Ironically, the FBI happens to be on the cutting edge of SOA adoption -- not internally within the organization, but in a series of information sharing pilots with regional databases. Under its Regional Data Exchange (R-DEx) program, the FBI has created plug-ins to Justice Department databases for four regional law enforcement data sharing associations, with more to come. And they did it by building a SOA registry that incorporates off-the-shelf IT products.
To participate, the regional associations don't need to build their systems to a specific data standard; they just need a node capable of sending and receiving data in R-DEx format, called the Law Enforcement Exchange Specification.
And the bureau already has taken advantage of SOA's flexibility by pulling out and swapping around some of R-DEx's components, says project manager Margie Lonergan. "I won't kid you, it's not like you plug in a USB port and it recognizes it," she says. "There is some level of integration, but we've tried to minimize that."

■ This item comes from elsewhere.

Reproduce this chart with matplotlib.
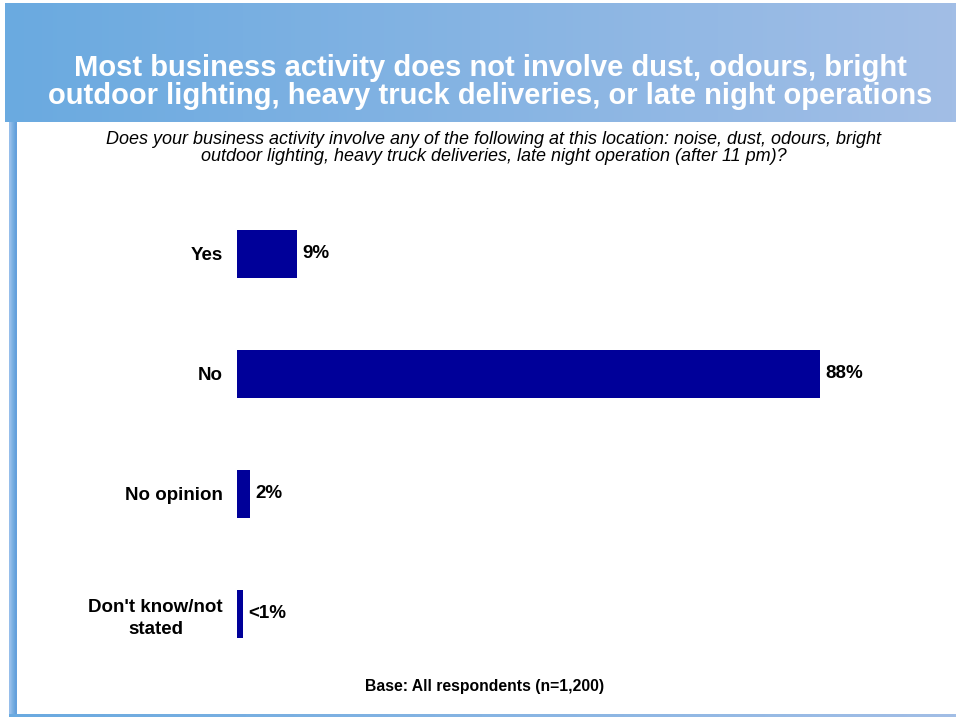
import matplotlib
matplotlib.use("Agg")
import matplotlib.pyplot as plt
import numpy as np

plt.rcParams['font.family'] = ['Liberation Sans', 'DejaVu Sans']

# survey results
categories = ["Yes", "No", "No opinion", "Don't know/not\nstated"]
values = [9, 88, 2, 0.9]
value_labels = ["9%", "88%", "2%", "<1%"]

title = ("Most business activity does not involve dust, odours, bright\n"
         "outdoor lighting, heavy truck deliveries, or late night operations")
question = ("Does your business activity involve any of the following at this location: noise, dust, odours, bright\n"
            "outdoor lighting, heavy truck deliveries, late night operation (after 11 pm)?")
base_note = "Base: All respondents (n=1,200)"

W, H = 956, 717
fig = plt.figure(figsize=(W / 100, H / 100), dpi=100)

# background layer in pixel coordinates
bg = fig.add_axes([0, 0, 1, 1], zorder=0)
bg.axis('off')

left_col = np.array([106, 170, 224]) / 255
right_col = np.array([162, 190, 230]) / 255
t = np.linspace(0, 1, 256)
grad = (left_col[None, :] * (1 - t[:, None]) + right_col[None, :] * t[:, None])[None, :, :]
bg.imshow(grad, extent=[5, W, 122, 3], aspect='auto', zorder=1)

# left edge strip and bottom rule
strip = np.array([[[150, 190, 235], [120, 175, 225], [100, 160, 220]]]) / 255
bg.imshow(strip, extent=[9, 17, H, 122], aspect='auto', zorder=1, interpolation='bilinear')
bg.imshow(grad, extent=[9, W, H, 714], aspect='auto', zorder=1)
bg.set_xlim(0, W)
bg.set_ylim(H, 0)

bg.text(490, 82, title, ha='center', va='center', color='white', fontsize=21,
        fontweight='bold', linespacing=1.0)
bg.text(494, 148, question, ha='center', va='center', color='black', fontsize=13,
        style='italic', linespacing=1.0)
bg.text(485, 687, base_note, ha='center', va='center', color='black', fontsize=11.3,
        fontweight='bold')

# bar chart
x0, px_per_pct = 237, 6.625
ax = fig.add_axes([x0 / W, (H - 674) / H, 100 * px_per_pct / W, 480 / H], zorder=2)
ax.patch.set_alpha(0)
y = np.arange(len(categories))
ax.barh(y, values, height=0.4, color='#000099')
ax.set_xlim(0, 100)
ax.set_ylim(3.5, -0.5)
for i, (v, lab) in enumerate(zip(values, value_labels)):
    ax.text(v + 0.8, i, lab, va='center', ha='left', fontsize=13.5, fontweight='bold')
ax.set_yticks(y)
ax.set_yticklabels(categories, fontsize=13.5, fontweight='bold',
                   multialignment='center', linespacing=1.35)
ax.tick_params(axis='y', length=0, pad=10)
ax.set_xticks([])
for s in ax.spines.values():
    s.set_visible(False)

fig.savefig("out.png", dpi=100)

For example, the FBI found that the rather expensive portal function wasn't being used, so they took it down. They've changed search function vendors, too. A SOA structure keeps vendors on their toes, Lonergan adds. The knowledge that they're easily replaced, "entices them to make sure they stay best of breed," she says.

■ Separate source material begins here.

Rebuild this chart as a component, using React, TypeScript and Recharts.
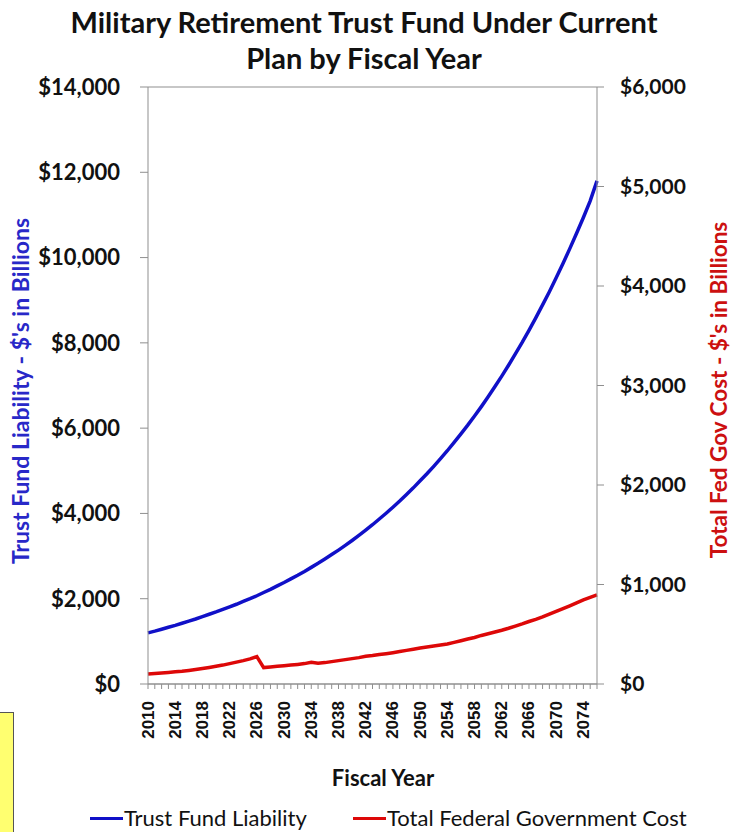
import React from 'react';
import { LineChart, Line, XAxis, YAxis, CartesianGrid } from 'recharts';

const years: number[] = [
  2010, 2011, 2012, 2013, 2014, 2015, 2016, 2017, 2018, 2019,
  2020, 2021, 2022, 2023, 2024, 2025, 2026, 2027, 2028, 2029,
  2030, 2031, 2032, 2033, 2034, 2035, 2036, 2037, 2038, 2039,
  2040, 2041, 2042, 2043, 2044, 2045, 2046, 2047, 2048, 2049,
  2050, 2051, 2052, 2053, 2054, 2055, 2056, 2057, 2058, 2059,
  2060, 2061, 2062, 2063, 2064, 2065, 2066, 2067, 2068, 2069,
  2070, 2071, 2072, 2073, 2074, 2075, 2076,
];

const trustFundLiability: number[] = [
  1200, 1240, 1285, 1330, 1375, 1425, 1475, 1525, 1580, 1635,
  1690, 1750, 1810, 1870, 1935, 2000, 2070, 2145, 2220, 2300,
  2380, 2465, 2550, 2640, 2735, 2830, 2930, 3035, 3140, 3250,
  3365, 3485, 3610, 3735, 3870, 4005, 4145, 4290, 4445, 4600,
  4765, 4930, 5105, 5285, 5470, 5665, 5865, 6070, 6285, 6505,
  6735, 6975, 7220, 7475, 7740, 8010, 8295, 8585, 8890, 9200,
  9525, 9860, 10210, 10570, 10940, 11330, 11800,
];

const totalFederalCost: number[] = [
  100, 105, 110, 116, 122, 128, 136, 145, 155, 166,
  178, 190, 205, 220, 235, 252, 275, 165, 172, 178,
  184, 190, 197, 205, 218, 208, 215, 225, 235, 245,
  255, 265, 278, 286, 296, 305, 315, 326, 338, 350,
  362, 372, 382, 392, 402, 418, 435, 452, 468, 488,
  505, 522, 540, 560, 582, 604, 628, 650, 674, 702,
  730, 758, 786, 815, 845, 870, 895,
];

const leftTicks: number[] = [0, 2000, 4000, 6000, 8000, 10000, 12000, 14000];
const rightTicks: number[] = [0, 1000, 2000, 3000, 4000, 5000, 6000];

const data = years.map((y, i) => ({
  year: y,
  liability: trustFundLiability[i],
  cost: totalFederalCost[i],
}));

const money = (v: number) => '$' + String(v).replace(/\B(?=(\d{3})+(?!\d))/g, ',');

const FONT = 'Lato, "Noto Sans", sans-serif';
const BLUE = '#1010c8';
const RED = '#dd0808';

const YearTick = (props: any) => {
  const { x, y, payload } = props;
  const v = Number(payload.value);
  if ((v - 2010) % 4 !== 0) return null;
  return (
    <text
      x={x}
      y={y}
      transform={`rotate(-90, ${x}, ${y})`}
      textAnchor="end"
      dominantBaseline="central"
      fontFamily='"Liberation Sans", Arial, sans-serif'
      fontWeight={700}
      fontSize={17}
      fill="#111"
    >
      {v}
    </text>
  );
};

export default function App() {
  return (
    <div style={{ position: 'absolute', left: 0, top: 0, width: 736, height: 832, background: '#fff', overflow: 'hidden' }}>
      <div
        style={{
          position: 'absolute', left: -4, top: 4, width: 736, textAlign: 'center',
          fontFamily: FONT, fontWeight: 700, fontSize: 29, lineHeight: '36px', color: '#111',
        }}
      >
        Military Retirement Trust Fund Under Current
        <br />
        Plan by Fiscal Year
      </div>

      <LineChart
        width={736}
        height={832}
        data={data}
        margin={{ top: 87, right: 0, bottom: 0, left: 0 }}
      >
        <CartesianGrid vertical={false} stroke="#8f8f8f" strokeWidth={1.2} />
        <XAxis
          dataKey="year"
          type="category"
          interval={0}
          height={148}
          tick={<YearTick />}
          tickSize={5}
          tickMargin={12}
          stroke="#8f8f8f"
          axisLine={{ stroke: '#8f8f8f' }}
          tickLine={{ stroke: '#8f8f8f' }}
        />
        <YAxis
          yAxisId="left"
          orientation="left"
          width={148}
          domain={[0, 14000]}
          ticks={leftTicks}
          tickFormatter={money}
          tickSize={8}
          tickMargin={20}
          interval={0}
          stroke="#8f8f8f"
          tick={{ fill: '#111', fontFamily: FONT, fontWeight: 700, fontSize: 22 }}
        />
        <YAxis
          yAxisId="right"
          orientation="right"
          width={139}
          domain={[0, 6000]}
          ticks={rightTicks}
          tickFormatter={money}
          tickSize={7}
          tickMargin={16}
          interval={0}
          stroke="#8f8f8f"
          tick={{ fill: '#111', fontFamily: FONT, fontWeight: 700, fontSize: 21 }}
        />
        <Line
          yAxisId="left"
          type="linear"
          dataKey="liability"
          stroke={BLUE}
          strokeWidth={3.5}
          dot={false}
          isAnimationActive={false}
        />
        <Line
          yAxisId="right"
          type="linear"
          dataKey="cost"
          stroke={RED}
          strokeWidth={3.5}
          dot={false}
          isAnimationActive={false}
        />
      </LineChart>

      <div style={{ position: 'absolute', left: 20, top: 391, width: 0, height: 0 }}>
        <div
          style={{
            position: 'absolute', left: 0, top: 0, transform: 'translate(-50%, -50%) rotate(-90deg)',
            whiteSpace: 'nowrap', fontFamily: FONT, fontWeight: 700, fontSize: 23, color: '#2828c8',
          }}
        >
          Trust Fund Liability - $'s in Billions
        </div>
      </div>

      <div style={{ position: 'absolute', left: 718, top: 390, width: 0, height: 0 }}>
        <div
          style={{
            position: 'absolute', left: 0, top: 0, transform: 'translate(-50%, -50%) rotate(-90deg)',
            whiteSpace: 'nowrap', fontFamily: FONT, fontWeight: 700, fontSize: 22.5, color: '#cc1010',
          }}
        >
          Total Fed Gov Cost - $'s in Billions
        </div>
      </div>

      <div
        style={{
          position: 'absolute', left: 283, top: 764, width: 200, textAlign: 'center',
          fontFamily: FONT, fontWeight: 700, fontSize: 22, color: '#111', lineHeight: '28px',
        }}
      >
        Fiscal Year
      </div>

      <div
        style={{
          position: 'absolute', left: 0, top: 804, width: 736, height: 28,
          fontFamily: FONT, fontSize: 22, color: '#111', lineHeight: '28px',
        }}
      >
        <div style={{ position: 'absolute', left: 90, top: 13, width: 33, height: 3, background: BLUE }} />
        <div style={{ position: 'absolute', left: 124, top: 0, whiteSpace: 'nowrap' }}>Trust Fund Liability</div>
        <div style={{ position: 'absolute', left: 353, top: 13, width: 33, height: 3, background: RED }} />
        <div style={{ position: 'absolute', left: 387, top: 0, whiteSpace: 'nowrap' }}>Total Federal Government Cost</div>
      </div>

      <div
        style={{
          position: 'absolute', left: -5, top: 712, width: 17, height: 130,
          background: '#ffff70', border: '1px solid #555',
        }}
      />
    </div>
  );
}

And FBI officials certainly like to hold up R-DEx as an example of what the agency can do. Operational in areas around St. Louis, Seattle, San Diego, Jacksonville, Fla., and Atlanta, R-DEx could extend soon to Miami and Chicago. FBI officials also plan to add functions. But the lessons learned with R-DEx might not be completely applicable when it comes to implementing SOA within the bureau.
"R-DEx is not a huge, huge system," says Dean Hall, project management executive for the FBI's Office of IT Project Management. "Smaller systems are easier to do than large systems. . . . The larger you go, the more challenges you have."
Successful project management often requires hewing to the last generation of technology, rather than breaking new ground, Israel says. Currently, the FBI wants to go for basics such as component reuse based on enterprise application integration tools, he adds. The bureau has studied enterprise service buses and found they present problems for any agency working in a secure environment.
Those complications can be overcome, but that requires extra work that vendors tend to minimize, if they're aware about them at all. So rather than take a huge leap at once toward SOA, the bureau will incorporate a variety of approaches to see how they shake out, Israel says.
When SOA first caught on as a buzzword, it seemed like it would be easy, he adds. "But boy, it's not. There's a long way to go."